There are people today who hate patriotism. Some of them think patriotism causes wars - they have never heard of greed, envy, fear and oppression as the more likely causes.

Others believe that if we love our country we must hate other countries, and that we lack the enlightenment of those who think nothing of their own country, but love "the Earth".

Does this make sense? If you love your children, do you automatically dislike or detest other people's children?

If you are like the people I know, you love other children, not only your own. You love the friends of your children, and children you hardly know whose laughter you have shared and whose tears you have dried.

In the same way many people who love their country, and are patriots, have travelled to other countries, and come to love their people and their "rocks and rills, woods and templed hills".

David points out that it is really impossible to love anyone else unless you love yourself first.
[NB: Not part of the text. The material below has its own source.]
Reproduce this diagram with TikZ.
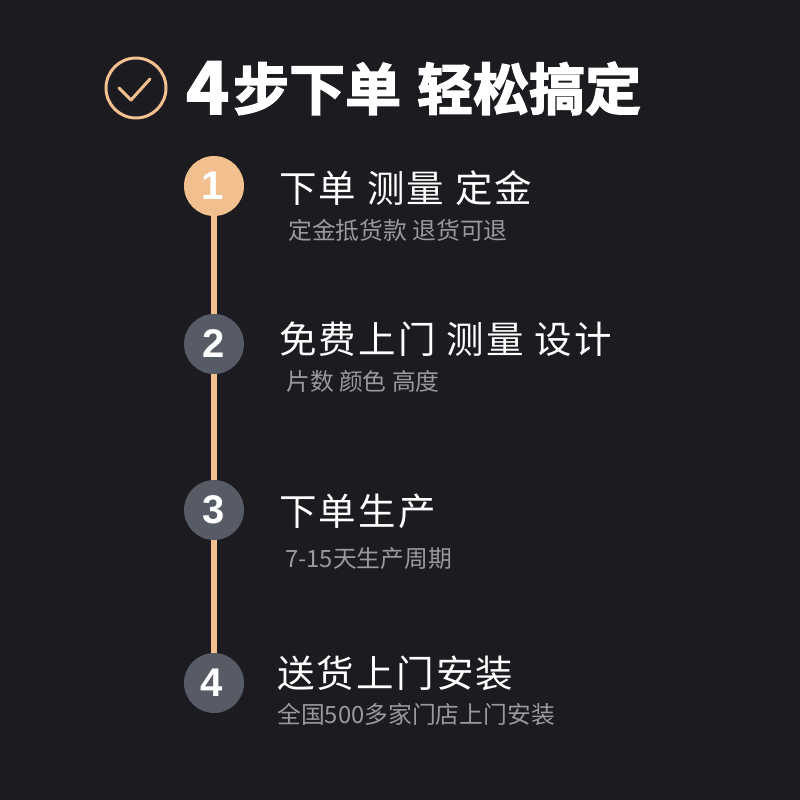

This idea was part of Christ's wise and tender command to love others as we love ourselves. It appears to be a psychological law.

In the same way, how can we love another country if we don't love our own country? Some say it is possible. They say their country is imperfect and therefore cannot be loved. They would prefer to love a country where they do not live.

Forgive me, but I doubt their wisdom.

Dr Johnson famously said that "patriotism was the last refuge of a scoundrel". For the last hundred years this comment has been interpreted as a pointed criticism of patriotism.

Why is it not a pointed criticism of a scoundrel.

Rupert Brooke lived for three years in Grantchester. His poem "Soldier" has long been held in contempt by those, I think, who do not love -

If I should die, think only this of me:

That there's some corner of a foreign field

That is for ever England.
There shall be

In that rich earth a richer dust concealed;

A dust whom England bore, shaped, made aware,

Gave, once, her flowers to love, her ways to roam,
A body of England's, breathing English air,

Washed by the rivers, blest by suns of home.

And think, this heart, all evil shed away,

A pulse in the eternal mind, no less

Gives somewhere back the thoughts by England given;

Her sights and sounds; dreams happy as her day;

And laughter, learnt of friends; and gentleness,

In hearts at peace, under an English heaven.

To read this poem is to see love, and to turn in thought to the dear, humble landmarks and kind people of your own country. If you do, you are a patriot.

And if you are called to sacrifice for your country, you will respond with love.

Comments (1)

Miranda:

Oh, such a breath of fresh air. Great post thank you. I love that poem - and the picture. And the tearoom in the orchard at Grantchester is a great place to go too. There is a small museum there to Rupert Booke and some of our other great literary men and women.